Man sollte jedoch noch mit führenden 0en auffüllen, sonst kann mans nicht wieder zurückrechnen.


----------



## ff (12. Apr 2006)

klar, oder modular einfach spaces einfügen...


----------



## Paladin (13. Apr 2006)

hmmm....
wenn ich gewusst hätte, dass es so einfach ist...  

Auf jeden Fall vielen Dank für eure Hilfe.
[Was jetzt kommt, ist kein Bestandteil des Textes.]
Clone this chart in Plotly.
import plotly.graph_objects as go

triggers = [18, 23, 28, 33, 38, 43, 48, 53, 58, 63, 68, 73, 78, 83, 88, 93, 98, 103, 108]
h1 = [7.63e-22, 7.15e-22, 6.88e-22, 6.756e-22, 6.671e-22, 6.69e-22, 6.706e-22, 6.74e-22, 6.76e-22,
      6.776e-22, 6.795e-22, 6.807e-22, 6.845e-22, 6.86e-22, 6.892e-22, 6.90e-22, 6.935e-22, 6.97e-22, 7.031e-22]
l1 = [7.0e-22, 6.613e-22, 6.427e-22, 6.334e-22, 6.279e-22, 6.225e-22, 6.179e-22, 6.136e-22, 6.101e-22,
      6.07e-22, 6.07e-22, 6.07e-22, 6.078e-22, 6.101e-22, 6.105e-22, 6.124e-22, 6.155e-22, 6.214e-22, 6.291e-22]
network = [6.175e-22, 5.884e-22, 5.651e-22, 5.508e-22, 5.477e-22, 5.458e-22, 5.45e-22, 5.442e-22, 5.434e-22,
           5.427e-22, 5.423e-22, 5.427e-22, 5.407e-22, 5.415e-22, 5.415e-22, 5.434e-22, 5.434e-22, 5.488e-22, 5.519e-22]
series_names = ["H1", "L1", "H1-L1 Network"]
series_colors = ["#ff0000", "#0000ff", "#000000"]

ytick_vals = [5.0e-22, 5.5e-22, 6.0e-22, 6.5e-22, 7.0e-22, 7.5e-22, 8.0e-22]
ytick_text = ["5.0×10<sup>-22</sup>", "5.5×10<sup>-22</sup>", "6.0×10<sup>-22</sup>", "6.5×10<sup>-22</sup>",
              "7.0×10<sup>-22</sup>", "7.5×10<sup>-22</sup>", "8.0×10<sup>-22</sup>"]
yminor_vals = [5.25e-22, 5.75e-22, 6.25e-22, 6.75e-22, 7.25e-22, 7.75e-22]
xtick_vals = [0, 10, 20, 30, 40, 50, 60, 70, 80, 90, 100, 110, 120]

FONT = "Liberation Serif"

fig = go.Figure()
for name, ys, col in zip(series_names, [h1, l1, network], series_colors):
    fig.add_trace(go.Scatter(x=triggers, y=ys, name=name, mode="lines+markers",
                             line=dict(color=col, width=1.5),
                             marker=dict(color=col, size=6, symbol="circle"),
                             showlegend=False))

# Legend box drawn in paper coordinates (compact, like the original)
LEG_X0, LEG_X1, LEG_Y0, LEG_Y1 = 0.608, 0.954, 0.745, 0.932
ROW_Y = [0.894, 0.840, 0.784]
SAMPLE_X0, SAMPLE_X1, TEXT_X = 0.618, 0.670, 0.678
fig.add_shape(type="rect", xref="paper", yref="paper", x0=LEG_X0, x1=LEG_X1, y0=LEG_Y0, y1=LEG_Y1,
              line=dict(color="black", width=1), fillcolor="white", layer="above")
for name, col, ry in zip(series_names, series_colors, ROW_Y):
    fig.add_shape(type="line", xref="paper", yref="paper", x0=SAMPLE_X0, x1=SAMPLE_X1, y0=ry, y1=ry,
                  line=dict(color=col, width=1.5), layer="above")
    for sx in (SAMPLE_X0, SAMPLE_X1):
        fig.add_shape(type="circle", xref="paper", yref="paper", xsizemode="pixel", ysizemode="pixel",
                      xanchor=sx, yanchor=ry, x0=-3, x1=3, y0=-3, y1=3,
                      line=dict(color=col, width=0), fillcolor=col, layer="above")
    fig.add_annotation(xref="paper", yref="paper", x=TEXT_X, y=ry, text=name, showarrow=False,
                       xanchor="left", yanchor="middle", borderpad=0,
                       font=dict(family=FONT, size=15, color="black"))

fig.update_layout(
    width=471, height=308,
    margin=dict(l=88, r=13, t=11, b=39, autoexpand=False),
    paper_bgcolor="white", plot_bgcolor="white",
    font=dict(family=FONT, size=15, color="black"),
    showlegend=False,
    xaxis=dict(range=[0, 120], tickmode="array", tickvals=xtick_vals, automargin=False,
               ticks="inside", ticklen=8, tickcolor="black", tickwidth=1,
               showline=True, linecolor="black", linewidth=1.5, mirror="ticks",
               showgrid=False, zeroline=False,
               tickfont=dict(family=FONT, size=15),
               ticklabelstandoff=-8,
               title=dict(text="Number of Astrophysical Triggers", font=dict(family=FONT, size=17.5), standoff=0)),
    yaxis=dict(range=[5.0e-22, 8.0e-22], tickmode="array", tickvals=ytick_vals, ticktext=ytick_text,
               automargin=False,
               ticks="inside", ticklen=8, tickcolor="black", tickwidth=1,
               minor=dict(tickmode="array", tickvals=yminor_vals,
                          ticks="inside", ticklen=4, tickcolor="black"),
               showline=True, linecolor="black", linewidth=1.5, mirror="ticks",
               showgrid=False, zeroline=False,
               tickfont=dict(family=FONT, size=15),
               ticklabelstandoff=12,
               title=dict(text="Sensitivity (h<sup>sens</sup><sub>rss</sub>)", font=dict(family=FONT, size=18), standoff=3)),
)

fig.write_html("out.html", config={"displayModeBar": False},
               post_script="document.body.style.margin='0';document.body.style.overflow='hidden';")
Habe das jetzt so gemacht wie ff vorgeschlagen hat.

Gruß

Paladin


----------



## byte (13. Apr 2006)

ff hat gesagt.:
			
		

> klar, oder modular einfach spaces einfügen...



Dann handelt es sich aber nicht mehr um eine reine Binärdarstellung.


----------



## Ilja (13. Apr 2006)

falls due die Daten so transferieren oder speichern möchtest. würde ich dir empfehler es als integer und komma oder leer-separiert zu einem string zusammen zu fassen, dannwird es kompakter! (z.b. 1111111100000001 => 255,1)


----------



## Gelöschtes Mitglied 5909 (12. Aug 2006)

@ Ilja: wenn er es speichern oder transferieren möchte, ist es binär immer besser als in form eines strings / text

http://java.sun.com/j2se/1.5.0/docs/api/java/io/DataOutputStream.html


----------